Solar-like dynamos and rotational scaling of cycles from star-in-a-box simulations

TL;DR

This study uses star-in-a-box magnetohydrodynamic simulations to explore solar-like magnetic cycles and differential rotation, revealing insights into stellar dynamo behavior and rotational scaling that differ from traditional models.

Contribution

It introduces a novel simulation approach that includes the radiative core, providing new perspectives on stellar dynamos and magnetic activity patterns.

Findings

Simulations produce solar-like differential rotation with a fast equator.

Magnetic activity shows equatorward migration similar to the Sun.
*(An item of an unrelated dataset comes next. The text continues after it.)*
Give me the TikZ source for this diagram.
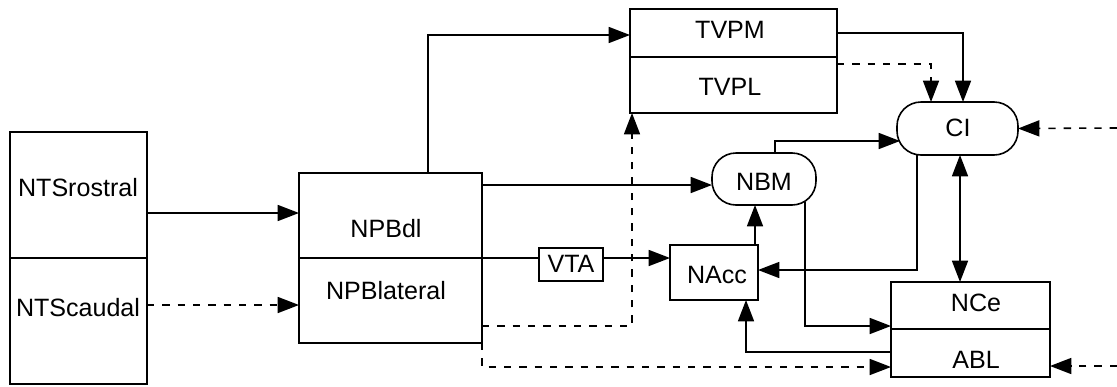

The ratio of rotation to cycle period remains nearly constant across different rotation rates.

Abstract

Magnetohydrodynamic star-in-a-box simulations of convection and dynamos in a solar-like star with different rotation rates are presented. These simulations produce solar-like differential rotation with a fast equator and slow poles, and magnetic activity that resembles that of the Sun with equatorward migrating activity at the surface. Furthermore, the ratio of rotation to cycle period is almost constant as the rotation period decreases in the limited sample considered here. This is reminiscent of the suggested inactive branch of stars from observations and differs from most earlier simulation results from spherical shell models. While the exact excitation mechanism of the dynamos in the current simulations is not yet clear, it is plausible that the greater freedom that the magnetic field has due to the inclusion of the radiative core and regions exterior to the star are important in shaping the dynamo.